Sobre a ruralidade patenteada no filme, e na mesma entrevista, o realizador responde que "houve sempre uma razão não folclórica para escolher o meio ambiente onde se passavam as histórias. No Noite Escura, uma casa de alterne, que é um mundo de mentira e de representação, era o meio ideal para uma tragédia passar desapercebida". João Canijo quis contar a história clássica da família de Agamemnon e de Clitemnestra, pais de Electra, em três filmes (falta um, Piedade, ainda no papel).
Assim, “Mal Nascida é um filme que incomoda, por escancarar as portas de um país isolado, de ganância, crime e castigo, adultério e incesto, a cheirar a morte, de ausência de diálogo dentro das famílias. As aldeias são tão desertificadas, que vivem numa espécie de casulo, onde todas as emoções e todos os sentimentos explodem muito mais facilmente; qualquer pequena coisa faz explodir" (Diário Digital/Lusa).
Anabela Moreira, a Lúcia do filme, viveria mês e meio numa aldeia transmontana próxima de Boticas antes da rodagem como se fosse uma camponesa. Ela cuidou de vacas e de porcos e engordou 25 quilos para ficar mais monstruosa, carácter que se adequava perfeitamente à personagem.
O filme usa muitos planos curtos, com frequência de uma grande beleza visual apoiada por uma banda sonora muito agradável. Bastantes planos são filmados próximos das personagens, o que dá para perceber melhor os seus sentimentos. Psicologicamente, o filme é muito duro e a montagem feita repete várias ideias e tramas, penso que para o espectador interiorizar a violência. Aliás, em entrevista, o realizador confirma essa violência: "É o retrato de um país que, nas cidades, se julga que não existe. Que está escondido. Curiosamente, este ambiente rural de uma aldeia um bocado perdida é mais compreensível internacionalmente. A imagem da senhora com o lenço preto na cabeça não é só portuguesa, é também da Sicília, dos Balcãs" (Jornal de Notícias).

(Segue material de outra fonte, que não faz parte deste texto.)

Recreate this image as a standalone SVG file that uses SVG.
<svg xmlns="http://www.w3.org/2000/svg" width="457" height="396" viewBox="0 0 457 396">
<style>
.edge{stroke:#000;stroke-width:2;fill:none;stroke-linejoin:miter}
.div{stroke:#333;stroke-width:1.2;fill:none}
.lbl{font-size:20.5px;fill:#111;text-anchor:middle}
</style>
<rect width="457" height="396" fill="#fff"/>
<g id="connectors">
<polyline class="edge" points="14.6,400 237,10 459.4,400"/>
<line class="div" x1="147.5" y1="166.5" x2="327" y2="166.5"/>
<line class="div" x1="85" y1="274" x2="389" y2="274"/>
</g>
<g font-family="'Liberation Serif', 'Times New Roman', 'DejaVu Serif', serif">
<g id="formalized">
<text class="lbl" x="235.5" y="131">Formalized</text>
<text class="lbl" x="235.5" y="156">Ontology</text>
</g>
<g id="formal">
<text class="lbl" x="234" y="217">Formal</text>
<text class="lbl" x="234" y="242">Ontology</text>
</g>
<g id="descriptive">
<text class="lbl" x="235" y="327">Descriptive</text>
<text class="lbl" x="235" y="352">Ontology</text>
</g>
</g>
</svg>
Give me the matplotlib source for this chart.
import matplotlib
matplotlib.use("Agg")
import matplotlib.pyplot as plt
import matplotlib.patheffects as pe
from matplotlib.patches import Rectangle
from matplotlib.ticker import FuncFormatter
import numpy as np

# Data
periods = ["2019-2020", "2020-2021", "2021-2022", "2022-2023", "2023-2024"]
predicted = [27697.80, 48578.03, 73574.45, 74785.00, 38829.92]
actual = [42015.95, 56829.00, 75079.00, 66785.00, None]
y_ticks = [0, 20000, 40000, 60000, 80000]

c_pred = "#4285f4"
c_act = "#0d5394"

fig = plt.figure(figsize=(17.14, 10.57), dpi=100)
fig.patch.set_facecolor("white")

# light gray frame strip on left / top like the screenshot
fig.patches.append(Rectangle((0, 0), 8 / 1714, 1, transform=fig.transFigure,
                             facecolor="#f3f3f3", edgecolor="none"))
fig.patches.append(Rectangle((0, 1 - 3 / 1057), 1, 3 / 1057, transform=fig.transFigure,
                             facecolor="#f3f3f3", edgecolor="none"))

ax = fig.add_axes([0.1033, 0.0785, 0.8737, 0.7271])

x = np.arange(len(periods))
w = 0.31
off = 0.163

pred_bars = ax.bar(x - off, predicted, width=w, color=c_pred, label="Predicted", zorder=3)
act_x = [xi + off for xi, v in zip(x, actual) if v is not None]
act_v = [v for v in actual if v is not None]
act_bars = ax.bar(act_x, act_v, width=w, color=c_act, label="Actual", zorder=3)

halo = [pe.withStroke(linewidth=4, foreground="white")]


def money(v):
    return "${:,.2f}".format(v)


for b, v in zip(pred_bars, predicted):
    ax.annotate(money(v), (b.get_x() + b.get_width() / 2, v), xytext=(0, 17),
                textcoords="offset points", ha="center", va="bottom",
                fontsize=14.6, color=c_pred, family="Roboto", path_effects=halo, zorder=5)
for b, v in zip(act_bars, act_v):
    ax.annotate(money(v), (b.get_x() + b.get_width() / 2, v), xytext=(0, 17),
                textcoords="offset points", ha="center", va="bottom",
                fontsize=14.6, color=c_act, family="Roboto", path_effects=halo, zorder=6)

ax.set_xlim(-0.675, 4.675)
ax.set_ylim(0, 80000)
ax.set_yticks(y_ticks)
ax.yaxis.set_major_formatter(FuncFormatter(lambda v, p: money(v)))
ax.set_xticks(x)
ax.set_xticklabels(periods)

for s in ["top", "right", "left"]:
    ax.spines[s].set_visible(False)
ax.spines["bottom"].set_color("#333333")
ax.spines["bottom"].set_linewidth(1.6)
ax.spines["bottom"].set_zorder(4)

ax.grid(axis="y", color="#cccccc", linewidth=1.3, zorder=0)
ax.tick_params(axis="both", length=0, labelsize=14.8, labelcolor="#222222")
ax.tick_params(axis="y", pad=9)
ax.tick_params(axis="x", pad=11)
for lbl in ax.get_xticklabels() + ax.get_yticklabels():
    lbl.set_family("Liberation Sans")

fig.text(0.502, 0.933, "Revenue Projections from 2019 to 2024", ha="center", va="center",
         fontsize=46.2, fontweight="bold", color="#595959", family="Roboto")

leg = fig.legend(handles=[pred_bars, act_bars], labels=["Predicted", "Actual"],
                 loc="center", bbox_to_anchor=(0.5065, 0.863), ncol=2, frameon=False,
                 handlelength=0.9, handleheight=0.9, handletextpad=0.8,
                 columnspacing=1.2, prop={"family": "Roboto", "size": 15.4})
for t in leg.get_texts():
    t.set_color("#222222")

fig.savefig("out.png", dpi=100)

Hoje, ouvi parcialmente uma entrevista que ele deu a Inês Meneses, da Rádio Radar. Do que ouvi não gostei. Está-se perante um indivíduo pessimista (Portugal é uma invenção artificial, disse, como se não chegassem mais de oitocentos anos de existência), politicamente dogmático (defendeu os vinhos do Douro, verticais, contra os vinhos do Alentejo, horizontais, numa estranha defesa regionalista do norte contra o sul – e logo contra o Alentejo, que é uma região do país tão autêntica e esquecida como a de Trás-os-Montes que ele retrata) e contra algumas formas de fazer cinema (coloca-se a favor do cinema de autor contra o cinema de massas, como o de Call Girl ou o Crime do Padre Amaro, e que se percebe melhor no vídeo da Sapo, acima embebido). Julgo que ele está zangado contra o país e incapaz de o ver lucidamente.
Confesso que vim desapontado da sala de cinema, pela desesperança que ameaça tornar-se o padrão da cinematografia portuguesa de autor - e mais fiquei com a entrevista à rádio.